- [Work required]: All of the lines below are to be transcribed faithfully, with pictures excluded from the copy.
=====
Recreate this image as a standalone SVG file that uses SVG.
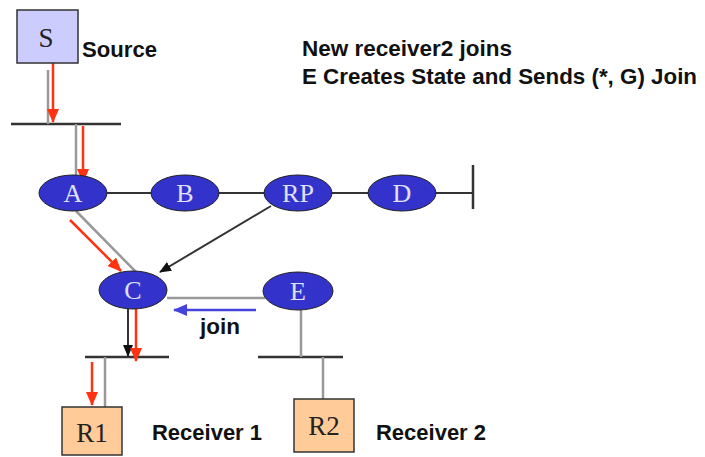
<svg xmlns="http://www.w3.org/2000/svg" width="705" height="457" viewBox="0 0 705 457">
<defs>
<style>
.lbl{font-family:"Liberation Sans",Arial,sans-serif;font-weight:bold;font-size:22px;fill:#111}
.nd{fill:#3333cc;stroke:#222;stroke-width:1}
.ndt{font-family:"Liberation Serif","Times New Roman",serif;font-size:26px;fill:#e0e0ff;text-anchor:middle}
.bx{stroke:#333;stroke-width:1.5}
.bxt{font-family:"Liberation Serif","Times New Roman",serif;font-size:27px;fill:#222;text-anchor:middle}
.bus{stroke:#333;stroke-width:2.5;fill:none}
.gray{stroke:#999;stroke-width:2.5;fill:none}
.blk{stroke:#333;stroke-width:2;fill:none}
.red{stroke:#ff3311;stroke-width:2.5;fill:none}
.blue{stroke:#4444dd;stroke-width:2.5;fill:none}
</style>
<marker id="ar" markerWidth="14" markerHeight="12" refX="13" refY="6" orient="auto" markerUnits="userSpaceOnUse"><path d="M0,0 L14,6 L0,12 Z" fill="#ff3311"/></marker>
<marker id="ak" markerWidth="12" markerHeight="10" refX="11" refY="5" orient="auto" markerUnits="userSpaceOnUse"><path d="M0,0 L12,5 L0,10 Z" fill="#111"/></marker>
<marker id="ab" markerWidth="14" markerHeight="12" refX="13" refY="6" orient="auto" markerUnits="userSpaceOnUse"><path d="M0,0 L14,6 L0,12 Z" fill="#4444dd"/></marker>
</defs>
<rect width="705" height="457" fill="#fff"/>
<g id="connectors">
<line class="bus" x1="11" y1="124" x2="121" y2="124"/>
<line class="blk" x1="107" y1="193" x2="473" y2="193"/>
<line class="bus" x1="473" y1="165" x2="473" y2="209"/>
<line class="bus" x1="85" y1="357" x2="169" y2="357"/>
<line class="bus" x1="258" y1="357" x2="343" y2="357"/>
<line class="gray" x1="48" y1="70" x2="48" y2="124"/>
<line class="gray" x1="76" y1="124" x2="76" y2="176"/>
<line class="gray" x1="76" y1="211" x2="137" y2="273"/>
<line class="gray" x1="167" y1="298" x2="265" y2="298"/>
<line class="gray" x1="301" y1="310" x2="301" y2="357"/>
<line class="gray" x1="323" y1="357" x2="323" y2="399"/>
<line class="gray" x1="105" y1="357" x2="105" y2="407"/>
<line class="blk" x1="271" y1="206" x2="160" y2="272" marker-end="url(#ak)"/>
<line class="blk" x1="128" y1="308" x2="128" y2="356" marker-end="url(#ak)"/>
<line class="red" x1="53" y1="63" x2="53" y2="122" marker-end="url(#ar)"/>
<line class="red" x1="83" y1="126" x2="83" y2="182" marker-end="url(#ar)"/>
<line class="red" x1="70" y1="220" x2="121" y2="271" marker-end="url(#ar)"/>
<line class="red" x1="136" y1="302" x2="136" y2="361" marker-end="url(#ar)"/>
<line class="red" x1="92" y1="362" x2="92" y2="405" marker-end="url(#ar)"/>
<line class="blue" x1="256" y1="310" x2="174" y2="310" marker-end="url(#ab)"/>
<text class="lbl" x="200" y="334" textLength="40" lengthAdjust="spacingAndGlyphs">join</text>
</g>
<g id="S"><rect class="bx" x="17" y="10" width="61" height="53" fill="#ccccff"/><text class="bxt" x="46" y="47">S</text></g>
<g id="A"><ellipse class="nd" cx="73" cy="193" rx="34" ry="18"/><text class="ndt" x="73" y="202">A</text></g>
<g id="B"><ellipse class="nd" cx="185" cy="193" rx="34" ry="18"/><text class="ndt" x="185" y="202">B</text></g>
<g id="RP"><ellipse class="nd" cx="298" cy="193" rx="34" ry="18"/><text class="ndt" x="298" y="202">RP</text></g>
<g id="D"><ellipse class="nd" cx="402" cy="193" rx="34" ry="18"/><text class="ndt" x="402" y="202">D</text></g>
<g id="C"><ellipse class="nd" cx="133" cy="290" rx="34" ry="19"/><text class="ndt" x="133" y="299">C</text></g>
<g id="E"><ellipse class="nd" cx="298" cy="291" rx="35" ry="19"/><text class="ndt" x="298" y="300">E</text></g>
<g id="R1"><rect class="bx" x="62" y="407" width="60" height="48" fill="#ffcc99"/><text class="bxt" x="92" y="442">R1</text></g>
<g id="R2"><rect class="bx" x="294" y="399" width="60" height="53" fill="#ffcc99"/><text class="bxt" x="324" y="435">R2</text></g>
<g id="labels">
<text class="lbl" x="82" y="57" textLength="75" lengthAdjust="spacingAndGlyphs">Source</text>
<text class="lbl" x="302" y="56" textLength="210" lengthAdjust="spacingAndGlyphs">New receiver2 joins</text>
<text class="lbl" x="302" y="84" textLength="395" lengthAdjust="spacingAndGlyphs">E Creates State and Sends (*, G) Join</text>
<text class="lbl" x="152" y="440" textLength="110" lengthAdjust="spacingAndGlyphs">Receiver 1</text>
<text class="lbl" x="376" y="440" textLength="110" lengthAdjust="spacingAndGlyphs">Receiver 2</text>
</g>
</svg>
=====
- [Worked solution]:
Recreate this image as a standalone SVG file that uses SVG.
<svg xmlns="http://www.w3.org/2000/svg" width="705" height="457" viewBox="0 0 705 457">
<defs>
<style>
.lbl{font-family:"Liberation Sans",Arial,sans-serif;font-weight:bold;font-size:22px;fill:#111}
.nd{fill:#3333cc;stroke:#222;stroke-width:1}
.ndt{font-family:"Liberation Serif","Times New Roman",serif;font-size:26px;fill:#e0e0ff;text-anchor:middle}
.bx{stroke:#333;stroke-width:1.5}
.bxt{font-family:"Liberation Serif","Times New Roman",serif;font-size:27px;fill:#222;text-anchor:middle}
.bus{stroke:#333;stroke-width:2.5;fill:none}
.gray{stroke:#999;stroke-width:2.5;fill:none}
.blk{stroke:#333;stroke-width:2;fill:none}
.red{stroke:#ff3311;stroke-width:2.5;fill:none}
.blue{stroke:#4444dd;stroke-width:2.5;fill:none}
</style>
<marker id="ar" markerWidth="14" markerHeight="12" refX="13" refY="6" orient="auto" markerUnits="userSpaceOnUse"><path d="M0,0 L14,6 L0,12 Z" fill="#ff3311"/></marker>
<marker id="ak" markerWidth="12" markerHeight="10" refX="11" refY="5" orient="auto" markerUnits="userSpaceOnUse"><path d="M0,0 L12,5 L0,10 Z" fill="#111"/></marker>
<marker id="ab" markerWidth="14" markerHeight="12" refX="13" refY="6" orient="auto" markerUnits="userSpaceOnUse"><path d="M0,0 L14,6 L0,12 Z" fill="#4444dd"/></marker>
</defs>
<rect width="705" height="457" fill="#fff"/>
<g id="connectors">
<line class="bus" x1="11" y1="124" x2="121" y2="124"/>
<line class="blk" x1="107" y1="193" x2="473" y2="193"/>
<line class="bus" x1="473" y1="165" x2="473" y2="209"/>
<line class="bus" x1="85" y1="357" x2="169" y2="357"/>
<line class="bus" x1="258" y1="357" x2="343" y2="357"/>
<line class="gray" x1="48" y1="70" x2="48" y2="124"/>
<line class="gray" x1="76" y1="124" x2="76" y2="176"/>
<line class="gray" x1="76" y1="211" x2="137" y2="273"/>
<line class="gray" x1="167" y1="298" x2="265" y2="298"/>
<line class="gray" x1="301" y1="310" x2="301" y2="357"/>
<line class="gray" x1="323" y1="357" x2="323" y2="399"/>
<line class="gray" x1="105" y1="357" x2="105" y2="407"/>
<line class="blk" x1="271" y1="206" x2="160" y2="272" marker-end="url(#ak)"/>
<line class="blk" x1="128" y1="308" x2="128" y2="356" marker-end="url(#ak)"/>
<line class="red" x1="53" y1="63" x2="53" y2="122" marker-end="url(#ar)"/>
<line class="red" x1="83" y1="126" x2="83" y2="182" marker-end="url(#ar)"/>
<line class="red" x1="70" y1="220" x2="121" y2="271" marker-end="url(#ar)"/>
<line class="red" x1="136" y1="302" x2="136" y2="361" marker-end="url(#ar)"/>
<line class="red" x1="92" y1="362" x2="92" y2="405" marker-end="url(#ar)"/>
<line class="blue" x1="256" y1="310" x2="174" y2="310" marker-end="url(#ab)"/>
<text class="lbl" x="200" y="334" textLength="40" lengthAdjust="spacingAndGlyphs">join</text>
</g>
<g id="S"><rect class="bx" x="17" y="10" width="61" height="53" fill="#ccccff"/><text class="bxt" x="46" y="47">S</text></g>
<g id="A"><ellipse class="nd" cx="73" cy="193" rx="34" ry="18"/><text class="ndt" x="73" y="202">A</text></g>
<g id="B"><ellipse class="nd" cx="185" cy="193" rx="34" ry="18"/><text class="ndt" x="185" y="202">B</text></g>
<g id="RP"><ellipse class="nd" cx="298" cy="193" rx="34" ry="18"/><text class="ndt" x="298" y="202">RP</text></g>
<g id="D"><ellipse class="nd" cx="402" cy="193" rx="34" ry="18"/><text class="ndt" x="402" y="202">D</text></g>
<g id="C"><ellipse class="nd" cx="133" cy="290" rx="34" ry="19"/><text class="ndt" x="133" y="299">C</text></g>
<g id="E"><ellipse class="nd" cx="298" cy="291" rx="35" ry="19"/><text class="ndt" x="298" y="300">E</text></g>
<g id="R1"><rect class="bx" x="62" y="407" width="60" height="48" fill="#ffcc99"/><text class="bxt" x="92" y="442">R1</text></g>
<g id="R2"><rect class="bx" x="294" y="399" width="60" height="53" fill="#ffcc99"/><text class="bxt" x="324" y="435">R2</text></g>
<g id="labels">
<text class="lbl" x="82" y="57" textLength="75" lengthAdjust="spacingAndGlyphs">Source</text>
<text class="lbl" x="302" y="56" textLength="210" lengthAdjust="spacingAndGlyphs">New receiver2 joins</text>
<text class="lbl" x="302" y="84" textLength="395" lengthAdjust="spacingAndGlyphs">E Creates State and Sends (*, G) Join</text>
<text class="lbl" x="152" y="440" textLength="110" lengthAdjust="spacingAndGlyphs">Receiver 1</text>
<text class="lbl" x="376" y="440" textLength="110" lengthAdjust="spacingAndGlyphs">Receiver 2</text>
</g>
</svg>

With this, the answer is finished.